In April 2010, the camp was closed by the Ministry of Defence and was sold in September that year for £1.5million. However, the area is still governed by Ministry of Defence Byelaws Today, Penhale Camp and the associated training area are available to all Arms and Services wishing to carry out low level infantry skills training, cadre courses, communications and CPX training. The surrounding area provides opportunities for recognised adventurous training activities and newer extreme sports such as power kiting and coasteering. Now established in Penhale Camp is EBO Adventure Centre which provides a diverse range of training activities including Military Resettlement.

==Protected area==
In 1953 the area was designated as the Perran Dunes Site of Special Scientific Interest (SSSI), changed to Penhale Dunes in 1967 after a site expansion. It is designated because it is an outstanding example of a sand dune system and has a rich flora, including four very rare species of plants and other rarities. In 2004 it was designated as a Special Area of Conservation (SAC). The SSSI is contiguous with Kelsey Head SSSI, to the north.

===Wildlife and ecology===
The dune soil is calcareous because of the high percentage of seashell fragments which leads to a flora with lime-loving plants that are otherwise rare in Cornwall. The flora also includes at least sixty-six species of moss, making it one of richest sites in Cornwall. A number of rare plant species have been recorded on the site, these include Babington's leek (Allium babingtonii), brackish water buttercup (Ranunculus baudotii), Cornish gentian (Gentianella anglica subsp. cornubiensis), fragrant evening-primrose (Oenothera stricta), Italian lords-and-ladies (Arum italicum), Portland spurge (Euphorbia portlandica), shore-dock (Rumex rupestris), slender spike rush (Eleocharis acicularis), variegated horsetail (Equisetum variegatum) and wild leek (Allium ampeloprasum). Due to its importance as a site for lichens and rare plant species, Plantlife has designated the dunes an Important Plant Area.

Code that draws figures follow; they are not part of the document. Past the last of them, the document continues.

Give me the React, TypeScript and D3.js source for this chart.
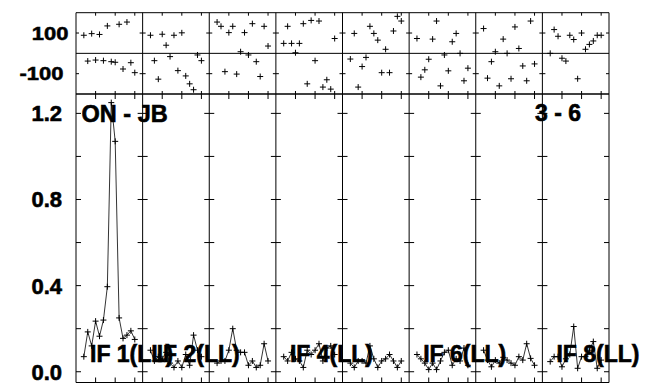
import React from "react";
import * as d3 from "d3";

const ifNumbers = [1, 2, 3, 4, 5, 6, 7, 8];
const channels = [2, 3, 4, 5, 6, 7, 8, 9, 10, 11, 12, 13, 14, 15];
const channelTicks = [5, 10, 15];
const phaseTicks = [-100, 100];
const ampTicks = [0, 0.2, 0.4, 0.6, 0.8, 1.0, 1.2];
const ampLabels = [0, 0.4, 0.8, 1.2];
const labeledIFs = [1, 2, 4, 6, 8];
const baselineLabel = "ON - JB";
const timeLabel = "3 - 6";

const phaseIF1 = [89, -38, 97, -33, 93, -36, 135, -41, -44, 143, -77, 154, -46, -95];
const phaseIF2 = [89, -36, -127, 94, 40, -16, 89, -85, 101, -111, -150, -179, -8, -36];
const phaseIF3 = [154, 133, -90, 102, 133, -102, 8, 102, -8, 146, -41, -114, 133, 36];
const phaseIF4 = [49, 133, 49, 3, 49, 146, -150, 162, -36, 159, -166, -130, -176, 73];
const phaseIF5 = [-28, 98, -166, -65, -20, 133, 98, 65, -95, 20, -95, 110, 182, 159];
const phaseIF6 = [73, -117, -81, -29, 70, 159, -160, -8, -86, 57, 98, 0, -135, -73];
const phaseIF7 = [122, -122, -41, 8, -160, 70, 0, -125, 130, 24, -62, -135, 159, -52];
const phaseIF8 = [0, 117, 84, -24, -38, 89, 68, -125, 100, 20, 44, 61, 89, 89];

const ampIF1 = [0.07, 0.185, 0.12, 0.235, 0.165, 0.24, 0.395, 1.25, 1.07, 0.25, 0.155, 0.17, 0.19, 0.15];
const ampIF2 = [0.1, 0.05, 0.07, 0.06, 0.09, 0.04, 0.02, 0.05, 0.02, 0.08, 0.03, 0.17, 0.1, 0.07];
const ampIF3 = [0.04, 0.05, 0.05, 0.1, 0.2, 0.1, 0.09, 0.09, 0.03, 0.05, 0.02, 0.03, 0.13, 0.05];
const ampIF4 = [0.07, 0.05, 0.09, 0.06, 0.05, 0.02, 0.1, 0.08, 0.1, 0.13, 0.05, 0.11, 0.12, 0.08];
const ampIF5 = [0.04, 0.02, 0.05, 0.05, 0.04, 0.12, 0.06, 0.02, 0.05, 0.06, 0.08, 0.05, 0.02, 0.05];
const ampIF6 = [0.08, 0.06, 0.04, 0.01, 0.04, 0.01, 0.05, 0.09, 0.1, 0.03, 0.06, 0.05, 0.11, 0.03];
const ampIF7 = [0.1, 0.054, 0.023, 0.054, 0.04, 0.067, 0.054, 0.04, 0.03, 0.07, 0.054, 0.13, 0.062, 0.03];
const ampIF8 = [0.047, 0.07, 0.07, 0.023, 0.06, 0.08, 0.21, 0.016, 0.07, 0.07, 0.1, 0.14, 0.016, 0.054];

const phaseSeries = [phaseIF1, phaseIF2, phaseIF3, phaseIF4, phaseIF5, phaseIF6, phaseIF7, phaseIF8];
const ampSeries = [ampIF1, ampIF2, ampIF3, ampIF4, ampIF5, ampIF6, ampIF7, ampIF8];

const W = 649;
const H = 385;
const LEFT = 76;
const RIGHT = 609;
const TOP = 12.7;
const MID = 94;
const BOTTOM = 382.5;
const FONT = "'Liberation Sans', Arial, Helvetica, sans-serif";

export default function App() {
  const ifBand = d3.scaleBand<number>().domain(ifNumbers).range([LEFT, RIGHT]).paddingInner(0).paddingOuter(0);
  const bw = ifBand.bandwidth();
  const chanScale = (i: number) =>
    d3.scaleLinear().domain([0, 17]).range([ifBand(i)!, ifBand(i)! + bw]);
  const yPhase = d3.scaleLinear().domain([-200, 200]).range([MID, TOP]);
  const yAmp = d3.scaleLinear().domain([-0.05, 1.29]).range([BOTTOM, MID]);

  const boundaries = [...ifNumbers.map((n) => ifBand(n)!), RIGHT];
  const cross = (x: number, y: number, s = 3) => `M${x - s},${y}h${2 * s}M${x},${y - s}v${2 * s}`;

  const yTick = (y: number, len: number, key: string) =>
    boundaries.map((bx, k) => {
      const x1 = k === 0 ? bx : bx - len;
      const x2 = k === boundaries.length - 1 ? bx : bx + len;
      return <line key={key + k} x1={x1} x2={x2} y1={y} y2={y} stroke="#000" strokeWidth={1} />;
    });

  return (
    <svg width={W} height={H} style={{ position: "absolute", left: 0, top: 0, background: "#fff" }}>
      <rect x={0} y={0} width={W} height={H} fill="#fff" />
      {/* frame */}
      <g stroke="#000" strokeWidth={1} fill="none">
        <line x1={LEFT} x2={RIGHT} y1={TOP} y2={TOP} />
        <line x1={LEFT} x2={RIGHT} y1={yPhase(0)} y2={yPhase(0)} />
        <line x1={LEFT} x2={RIGHT} y1={MID} y2={MID} strokeWidth={1.3} />
        <line x1={LEFT} x2={RIGHT} y1={BOTTOM} y2={BOTTOM} />
        {boundaries.map((bx, k) => (
          <line key={"v" + k} x1={bx} x2={bx} y1={TOP} y2={BOTTOM} />
        ))}
      </g>
      {/* y ticks */}
      {phaseTicks.map((t) => yTick(yPhase(t), 3, "pt" + t))}
      {ampTicks.map((t) => yTick(yAmp(t), 5, "at" + t))}
      {/* x ticks */}
      {ifNumbers.map((n) => {
        const xs = chanScale(n);
        return channelTicks.map((c) => (
          <g key={"xt" + n + "-" + c} stroke="#000" strokeWidth={1}>
            <line x1={xs(c)} x2={xs(c)} y1={TOP} y2={TOP + 3} />
            <line x1={xs(c)} x2={xs(c)} y1={MID - 3} y2={MID + 5} />
            <line x1={xs(c)} x2={xs(c)} y1={BOTTOM - 5} y2={BOTTOM} />
          </g>
        ));
      })}
      {/* phase points */}
      {ifNumbers.map((n, i) => {
        const xs = chanScale(n);
        return (
          <path
            key={"ph" + n}
            d={channels.map((c, j) => cross(xs(c), yPhase(phaseSeries[i][j]))).join("")}
            stroke="#000"
            strokeWidth={1}
            fill="none"
          />
        );
      })}
      {/* amplitude lines and points */}
      {ifNumbers.map((n, i) => {
        const xs = chanScale(n);
        const line = d3
          .line<number>()
          .x((_, j) => xs(channels[j]))
          .y((v) => yAmp(v));
        return (
          <g key={"am" + n}>
            <path d={line(ampSeries[i])!} stroke="#000" strokeWidth={0.8} fill="none" />
            <path
              d={channels.map((c, j) => cross(xs(c), yAmp(ampSeries[i][j]))).join("")}
              stroke="#000"
              strokeWidth={1}
              fill="none"
            />
          </g>
        );
      })}
      {/* axis labels */}
      <g fontFamily={FONT} fontWeight="bold" fill="#000" stroke="#000" strokeWidth={0.6}>
        {phaseTicks.map((t) => (
          <text
            key={"pl" + t}
            transform={`translate(${t > 0 ? 68.5 : 63.5},${yPhase(t) + 6.7}) scale(1,0.86)`}
            textAnchor="end"
            fontSize={22}
          >
            {t}
          </text>
        ))}
        {ampLabels.map((t) => (
          <text key={"al" + t} x={62} y={yAmp(t) + 7.9} textAnchor="end" fontSize={22}>
            {d3.format(".1f")(t)}
          </text>
        ))}
        <text x={LEFT + 5.5} y={121.5} fontSize={23.5}>
          {baselineLabel}
        </text>
        <text x={581} y={121} textAnchor="end" fontSize={23}>
          {timeLabel}
        </text>
        {labeledIFs.map((n) => (
          <text key={"if" + n} x={ifBand(n)! + 14} y={362} fontSize={23}>
            {`IF ${n}(LL)`}
          </text>
        ))}
      </g>
    </svg>
  );
}
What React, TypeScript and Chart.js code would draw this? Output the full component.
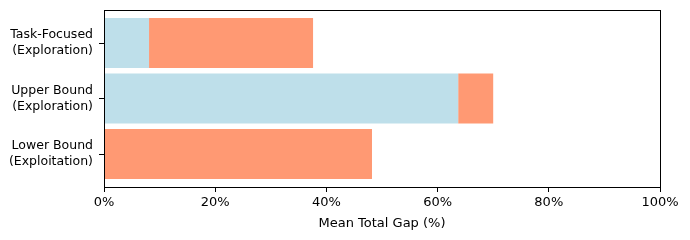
import React, { useEffect, useRef } from "react";
import { Chart, registerables } from "chart.js";

Chart.register(...registerables);

const categories: string[][] = [
  ["Task-Focused", "(Exploration)"],
  ["Upper Bound", "(Exploration)"],
  ["Lower Bound", "(Exploitation)"],
];
const explorationGap = [8.1, 63.7, 0];
const exploitationGap = [29.5, 6.3, 48.2];
const xTicks = [0, 20, 40, 60, 80, 100];

const FONT = "'DejaVu Sans', sans-serif";
const BAR_H = 0.9;
const MARGIN = 0.05 * (categories.length - 1 + BAR_H);

const frame = {
  id: "frame",
  afterDatasetsDraw(chart: any) {
    const { ctx, chartArea: a } = chart;
    const y = chart.scales.y;
    ctx.save();
    ctx.strokeStyle = "#000";
    ctx.lineWidth = 1;
    ctx.strokeRect(Math.round(a.left) + 0.5, Math.round(a.top) + 0.5, Math.round(a.right - a.left), Math.round(a.bottom - a.top));
    ctx.beginPath();
    for (let i = 0; i < y.ticks.length; i++) {
      const py = Math.round(y.getPixelForValue(y.ticks[i].value)) + 0.5;
      ctx.moveTo(Math.round(a.left) - 5, py);
      ctx.lineTo(Math.round(a.left), py);
    }
    ctx.stroke();
    ctx.restore();
  },
};

export default function App() {
  const ref = useRef<HTMLCanvasElement | null>(null);
  useEffect(() => {
    document.body.style.margin = "0";
    const chart = new Chart(ref.current!, {
      type: "bar",
      data: {
        datasets: [
          {
            label: "Exploration",
            data: explorationGap.map((v, i) => ({ x: v, y: i })),
            backgroundColor: "rgb(190,223,234)",
            barPercentage: BAR_H,
            categoryPercentage: 1,
          },
          {
            label: "Exploitation",
            data: exploitationGap.map((v, i) => ({ x: v, y: i })),
            backgroundColor: "rgb(255,153,115)",
            barPercentage: BAR_H,
            categoryPercentage: 1,
          },
        ],
      },
      options: {
        indexAxis: "y",
        animation: false,
        responsive: false,
        maintainAspectRatio: false,
        layout: { padding: { top: 10, right: 30, left: 0, bottom: 0 } },
        plugins: { legend: { display: false }, tooltip: { enabled: false } },
        scales: {
          x: {
            type: "linear",
            stacked: true,
            min: 0,
            max: 100,
            afterBuildTicks: (s: any) => {
              s.ticks = xTicks.map((v) => ({ value: v }));
            },
            afterFit: (s: any) => {
              s.height = 53;
              s.paddingLeft = 0;
              s.paddingRight = 0;
            },
            ticks: {
              color: "#000",
              font: { family: FONT, size: 13 },
              padding: 3,
              maxRotation: 0,
              callback: (v: any) => v + "%",
            },
            grid: { drawOnChartArea: false, drawTicks: true, tickLength: 5, tickColor: "#000" },
            border: { display: false },
            title: {
              display: true,
              text: "Mean Total Gap (%)",
              color: "#000",
              font: { family: FONT, size: 13 },
              padding: { top: 2, bottom: 9 },
            },
          },
          y: {
            type: "linear",
            stacked: true,
            reverse: true,
            offset: false,
            min: -BAR_H / 2 - MARGIN,
            max: categories.length - 1 + BAR_H / 2 + MARGIN,
            afterBuildTicks: (s: any) => {
              s.ticks = categories.map((_, i) => ({ value: i }));
            },
            afterFit: (s: any) => {
              s.width = 104;
              s.paddingTop = 0;
              s.paddingBottom = 0;
            },
            ticks: {
              color: "#000",
              font: { family: FONT, size: 12.5, lineHeight: 1.25 },
              padding: 3,
              callback: (v: any) => categories[Math.round(v)] ?? "",
            },
            grid: { display: false },
            border: { display: false },
          },
        },
      },
      plugins: [frame],
    });
    return () => chart.destroy();
  }, []);
  return (
    <div style={{ position: "absolute", left: 0, top: 0, width: 690, height: 240 }}>
      <canvas ref={ref} width={690} height={240} style={{ width: 690, height: 240 }} />
    </div>
  );
}
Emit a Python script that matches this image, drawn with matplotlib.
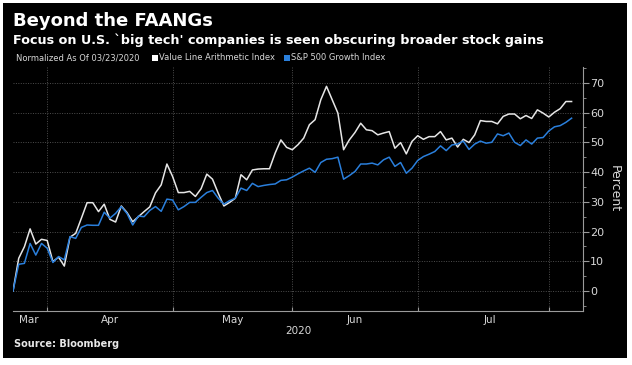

It is also an important site for its insect fauna, especially Lepidoptera, with the silver-studded blue butterfly sometimes counted in thousands. Twenty-seven species of butterfly and one hundred and seven species of moth have been recorded on the dunes. The exclusion of the public in the restricted military area of Penhale Camp has protected the nature conservation interest of this area.

== Radio receiver station ==
Penhale Sands is home to a high frequency receiver station forming part of the Defence High Frequency Communications Service. The station is operated by Babcock International Group on behalf of the Ministry of Defence.

==Folklore==

===Langarroc===
Penhale Sands is said to be the site of the legendary sunken town of Langarroc. On stormy nights the bells of Langarroc's seven churches are still heard to toll beneath the dunes.